Monday, Jun. 12, 1933

Spartan

THE NAME AND NATURE OF POETRY-- A. E. Housman -- Macmillan ($1).

''How the world is managed, and why it was created, I cannot tell; but it is no featherbed for the repose of sluggards." More than one student of Latin verse, reading the preface to the best edition of Manilius, must have been surprised to find this sentence. Few professors of classics are capable of such utterance, but Alfred Edward Housman is no ordinary professor. British to the bone, classical to the core, in the never-numerous line of English scholar-poets he is the latest and perhaps the last. Thousands of readers know his two thin but unfragile volumes of poetry (A Shropshire Lad, Last Poems), and even Oxford dons have admitted that his place among English poets is already assured.

Professor Housman is unusual among poets: he does not consider himself one. With the publication of Last Poems (1922) he announced: "It is not likely that I shall ever be impelled to write much more. I can no longer expect to be revisited by the continuous excitement under which ... I wrote . . . nor indeed could I well sustain it if it came." He has had two rides on Pegasus; he wants no more. This abrupt reverence would be a rare phenomenon in any day. Anything Poet Housman had to say would carry authority to a multitude of readers. Few years ago, in answer to a U. S. request for a definition of poetry, he replied that he "could no more define poetry than a terrier can define a rat, but that I thought we both recognized the object by the symptoms which it provokes in us." Last month, before a Cambridge audience, he finally told the world what he thinks about poetry, how he wrote his own poems and what it felt like to write them.

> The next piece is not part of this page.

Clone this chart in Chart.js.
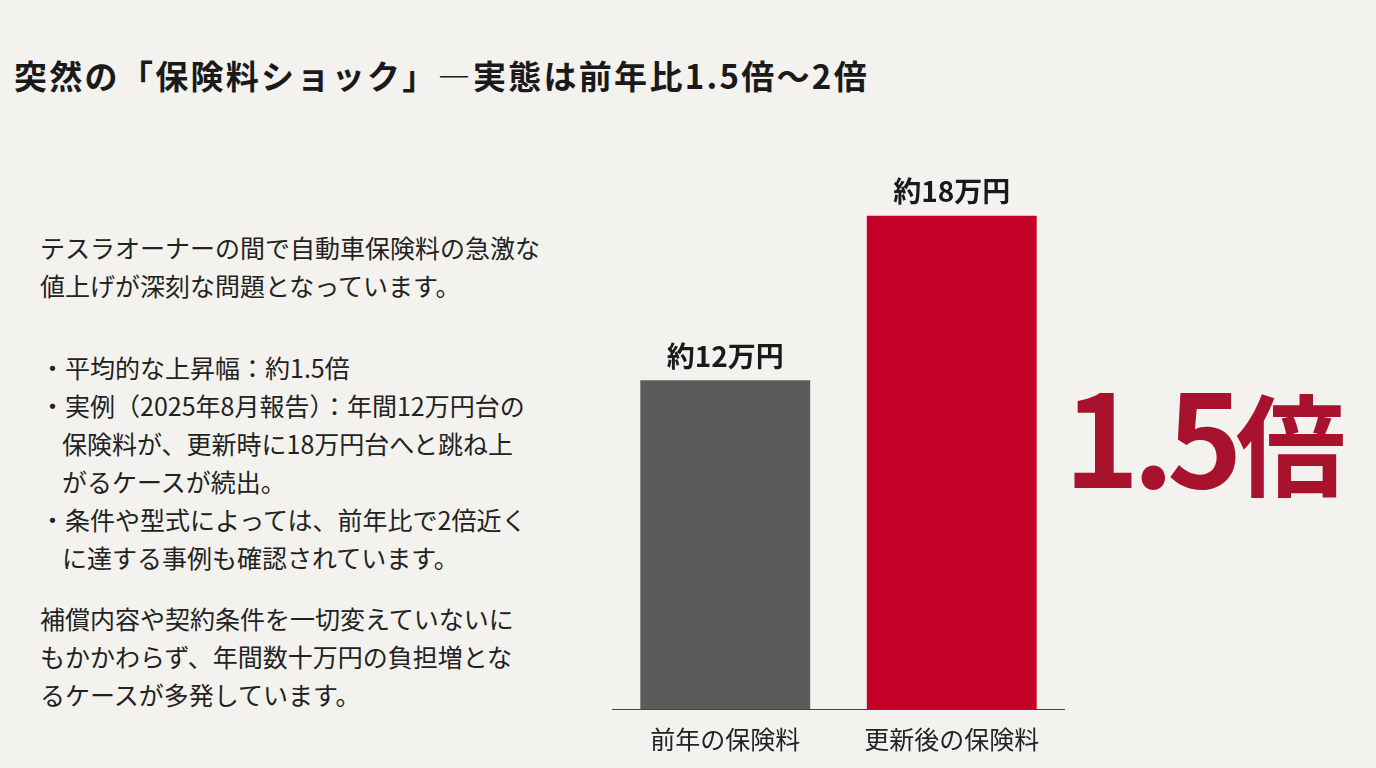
<!DOCTYPE html>
<html lang="ja">
<head>
<meta charset="utf-8">
<script src="https://cdn.jsdelivr.net/npm/chart.js@4.4.0/dist/chart.umd.min.js"></script>
<style>
  html, body { margin: 0; padding: 0; }
  body {
    width: 1376px; height: 768px; overflow: hidden; position: relative;
    background: #f3f2ee; color: #1a1a1a;
    font-family: "Noto Sans CJK JP", "Noto Sans", sans-serif;
  }
  h1 {
    position: absolute; left: 14px; top: 50px; margin: 0;
    font-size: 33px; font-weight: 700; line-height: 50px; white-space: nowrap;
    letter-spacing: 2.3px;
  }
  .texto {
    position: absolute; left: 40px; top: 228px; width: 560px;
    font-size: 25px; line-height: 38px; color: #222; white-space: nowrap;
  }
  .texto p { margin: 0; }
  .texto ul { list-style: none; margin: 44px 0 23px 0; padding: 0; }
  .texto li { padding-left: 22px; text-indent: -22px; }
  .grande {
    position: absolute; left: 1064px; top: 353px;
    font-weight: 700; color: #a9122d; line-height: 160px; white-space: nowrap;
  }
  .grande .num { font-size: 128px; letter-spacing: -7px; }
  .grande .kan { font-size: 110px; margin-left: 0; }
  #caja { position: absolute; left: 612px; top: 161px; width: 453px; height: 600px; }
</style>
</head>
<body>
<h1>突然の「保険料ショック」—実態は前年比1.5倍～2倍</h1>
<div class="texto">
  <p>テスラオーナーの間で自動車保険料の急激な<br>値上げが深刻な問題となっています。</p>
  <ul>
    <li>・平均的な上昇幅：約1.5倍</li>
    <li>・実例（2025年8月報告）：年間12万円台の<br>保険料が、更新時に18万円台へと跳ね上<br>がるケースが続出。</li>
    <li>・条件や型式によっては、前年比で2倍近く<br>に達する事例も確認されています。</li>
  </ul>
  <p>補償内容や契約条件を一切変えていないに<br>もかかわらず、年間数十万円の負担増とな<br>るケースが多発しています。</p>
</div>
<div class="grande"><span class="num">1.5</span><span class="kan">倍</span></div>
<div id="caja"><canvas id="grafico"></canvas></div>
<script>
// datos del gráfico (万円)
const categorias = ['前年の保険料', '更新後の保険料'];
const valores    = [12, 18];
const etiquetas  = ['約12万円', '約18万円'];
const colores    = ['#5b5b5b', '#c40027'];

// etiquetas encima de cada barra
const pluginEtiquetas = {
  id: 'etiquetas',
  afterDatasetsDraw(chart) {
    const ctx = chart.ctx;
    const meta = chart.getDatasetMeta(0);
    ctx.save();
    ctx.font = '700 28px "Noto Sans CJK JP"';
    ctx.fillStyle = '#1a1a1a';
    ctx.textAlign = 'center';
    ctx.textBaseline = 'middle';
    meta.data.forEach((barra, i) => {
      ctx.fillText(etiquetas[i], barra.x, barra.y - 24);
    });
    ctx.restore();
  }
};

new Chart(document.getElementById('grafico'), {
  type: 'bar',
  data: {
    labels: categorias,
    datasets: [{
      data: valores,
      backgroundColor: colores,
      barPercentage: 0.75,
      categoryPercentage: 1
    }]
  },
  options: {
    responsive: true,
    maintainAspectRatio: false,
    animation: false,
    layout: { padding: { top: 0, bottom: 0, left: 0, right: 0 } },
    plugins: { legend: { display: false }, tooltip: { enabled: false } },
    scales: {
      x: {
        grid: { display: false },
        border: { display: true, color: '#444', width: 1 },
        ticks: { color: '#222', padding: 7, font: { family: 'Noto Sans CJK JP', size: 25 } }
      },
      y: {
        display: false,
        min: 0,
        max: 20
      }
    }
  },
  plugins: [pluginEtiquetas]
});
</script>
</body>
</html>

This lecture is now published in book form.

The highest poetry, Housman thinks, is not definable. No modern over-estimator of the 18th Century, he says: "When I hear anyone say, with defiant emphasis, that Pope was a poet, I suspect him of calling in ambiguity of language to promote confusion of thought." Most poetical of all poets, he thinks, was William Blake. As an example of "perfect poetry" he quotes a stanza from Samuel Daniel (1562-1619):

Come, worthy Greek, Ulysses, come, Possess these shores with me:

The winds and seas are troublesome, And here we may be free.

Here may we sit and view their toil That travail in the deep.

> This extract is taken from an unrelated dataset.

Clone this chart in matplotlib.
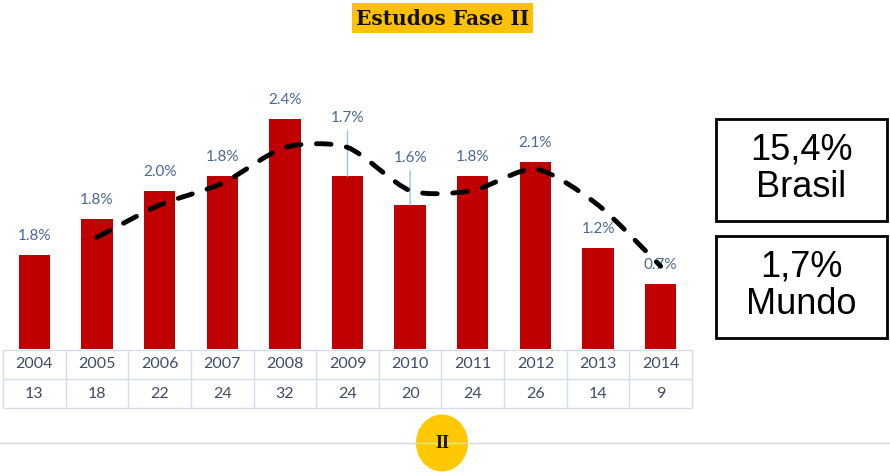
import numpy as np
import matplotlib.pyplot as plt
from matplotlib.path import Path
from matplotlib.patches import PathPatch, Rectangle, Ellipse
from matplotlib.lines import Line2D

plt.rcParams['font.family'] = ['Lato', 'DejaVu Sans']

# data
years = ['2004', '2005', '2006', '2007', '2008', '2009', '2010', '2011', '2012', '2013', '2014']
studies = [13, 18, 22, 24, 32, 24, 20, 24, 26, 14, 9]
share = [1.8, 1.8, 2.0, 1.8, 2.4, 1.7, 1.6, 1.8, 2.1, 1.2, 0.7]
# 2-period moving average trendline, starts at 2005
trend = [15.5, 20, 23, 28, 28, 22, 22, 25, 20, 11.5]
brasil = '15,4%'
mundo = '1,7%'

W, H = 890, 476
fig = plt.figure(figsize=(W / 100, H / 100), dpi=100)


def frac(x0, y0, x1, y1):
    # pixel box (top-left origin) -> figure fraction rect
    return [x0 / W, 1 - y1 / H, (x1 - x0) / W, (y1 - y0) / H]


red = '#C00000'
label_col = '#4A6894'
table_col = '#3E4C66'
grid_col = '#D6DDEA'

# bars
ax = fig.add_axes(frac(3, 80, 692, 349))
x = np.arange(len(years))
ax.bar(x, studies, width=0.5, color=red, zorder=2)
ax.set_xlim(-0.5, len(years) - 0.5)
ax.set_ylim(0, 269 / 7.2)
ax.axis('off')

# percentage labels (two of them sit higher with a leader line)
raised = {5: 58, 6: 47}
for i, (v, s) in enumerate(zip(studies, share)):
    off = raised.get(i, 19)
    arrow = None
    if i in raised:
        arrow = dict(arrowstyle='-', color='#9DC3E6', lw=1, shrinkA=2, shrinkB=0)
    ax.annotate(f'{s:.1f}%', xy=(i, v), xytext=(0, off), textcoords='offset pixels',
                ha='center', va='center', fontsize=11, color=label_col,
                arrowprops=arrow, zorder=3, annotation_clip=False)

# smoothed dashed trendline (cubic Bezier through the points)
tx = x[1:].astype(float)
pts = np.column_stack([tx, trend])
verts = [pts[0]]
codes = [Path.MOVETO]
n = len(pts)
for i in range(n - 1):
    p0 = pts[max(i - 1, 0)]
    p1 = pts[i]
    p2 = pts[i + 1]
    p3 = pts[min(i + 2, n - 1)]
    verts += [p1 + (p2 - p0) / 8, p2 - (p3 - p1) / 8, p2]
    codes += [Path.CURVE4] * 3
ax.add_patch(PathPatch(Path(verts, codes), fill=False, ec='black', lw=3.5,
                       ls=(0, (3.0, 3.2)), capstyle='round', zorder=4))

# data table under the bars
tab = fig.add_axes(frac(3, 350, 692, 408))
tab.set_xlim(-0.5, len(years) - 0.5)
tab.set_ylim(0, 2)
tab.axis('off')
tab.vlines(np.arange(-0.5, len(years)), 0, 2, color=grid_col, lw=1, clip_on=False)
tab.hlines([0, 1, 2], -0.5, len(years) - 0.5, color=grid_col, lw=1, clip_on=False)
for i, (yr, c) in enumerate(zip(years, studies)):
    tab.text(i, 1.5, yr, ha='center', va='center', fontsize=11.5, color=table_col)
    tab.text(i, 0.5, str(c), ha='center', va='center', fontsize=11.5, color=table_col)

# side boxes
for (y0, y1), big, small in [((119, 221), brasil, 'Brasil'), ((236, 338), mundo, 'Mundo')]:
    r = frac(716, y0, 887, y1)
    fig.add_artist(Rectangle((r[0], r[1]), r[2], r[3], transform=fig.transFigure,
                             fc='white', ec='black', lw=2))
    cx = (716 + 887) / 2 / W
    fig.text(cx, 1 - (y0 + 31) / H, big, ha='center', va='center', fontsize=26,
             family='Liberation Sans')
    fig.text(cx, 1 - (y0 + 69) / H, small, ha='center', va='center', fontsize=26,
             family='Liberation Sans')

# title with yellow highlight
r = frac(352, 3, 533, 33)
fig.add_artist(Rectangle((r[0], r[1]), r[2], r[3], transform=fig.transFigure,
                         fc='#FFC000', ec='none'))
fig.text(442.5 / W, 1 - 19 / H, 'Estudos Fase II', ha='center', va='center',
         fontsize=14.5, fontweight='bold', family='DejaVu Serif', color='#111111')

# bottom separator and page marker
fig.add_artist(Line2D([0, 1], [1 - 443 / H] * 2, transform=fig.transFigure,
                      color='#D9D9D9', lw=1))
fig.add_artist(Ellipse((442 / W, 1 - 443 / H), 52 / W, 57 / H, transform=fig.transFigure,
                       fc='#FFC800', ec='none'))
fig.text(442 / W, 1 - 443 / H, 'II', ha='center', va='center', fontsize=13,
         fontweight='bold', family='Liberation Serif', color='#111111')

fig.savefig('out.png', dpi=100)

And joy the day in mirth the while,

And spend the night in sleep. Though Housman considers poetry "more physical than intellectual," "the majority of mankind notoriously and indisputably do not . . . possess the organ by which poetry is perceived." But he himself, while shaving in the morning, has to watch his thoughts because, "if a line of poetry strays into my memory, my skin bristles so that the razor ceases to act."

Of his own poetry he says "I know how this stuff came into existence . . . and if I were obliged, not to define poetry, but to name the class of things to which it belongs, I should call it a secretion; whether a natural secretion, like turpentine in the fir, or a morbid secretion, like the pearl in the oyster. I think that my own case, though I may not deal with the material so cleverly as the oyster does, is the latter; because I have seldom written poetry unless I was rather out of health, and the experience, though pleasurable, was generally agitating and exhausting." After a pint of beer for lunch he would go for a long walk, "thinking of nothing in particular"; sometimes a line or two, sometimes a whole stanza would come into his mind. When he got home he would write down what had come to him, leaving the gaps to be filled by further bursts of inspiration: if none came he would turn to, hammer out the connections intellectually, laboriously.

The Author is almost a legendary figure even at Cambridge, where he has been Professor of Latin, Fellow of Trinity since 1911. Conventional, silent, learned, a recluse, he has made few and brief appearances in public. Around such academic figures there always spring up apocryphal tales. After a better-than-ordinary dinner Housman is reported to have made this speech: "Cambridge has seen some strange sights. It has seen the poet Wordsworth drunk, and the philosopher Person sober. Tonight it sees a better poet than Person and a better philosopher than Wordsworth, neither drunk nor sober, but just betwixt-and-between."

Housman laid the foundation of his classical learning at St. John's College, Oxford, then went to London as a Higher Division Clerk in the British Patent Office. After ten years in the Civil Service he became Professor of Latin at London's University College. His first book (A Shropshire Lad, 1896) brought him a reputation, but not the one he was after. While his younger brother Laurence was turning out a stream of second-rate novels and stories, A. E. Housman was making his name feared and respected among scholars as editor of Latin poets. His magnum opus, the editing of Manilius (4,258 lines) took him more than 30 years, was finally completed in 1930. As a scholar he is famed not only for his accuracy and arrogance but for his blasting criticisms of more slipshod predecessors who stood in his way; passages of his preface to Manilius are in more than one anthology of prose.

At the end of his lecture last month on The Name & Nature of Poetry in Cambridge's Senate-House, 74-year-old Scholar-Poet Housman said: "Farewell for ever. I will not say with Coleridge that I recentre my immortal mind in the deep sabbath of meek self-content; but I shall go back with relief and thankfulness to my proper job."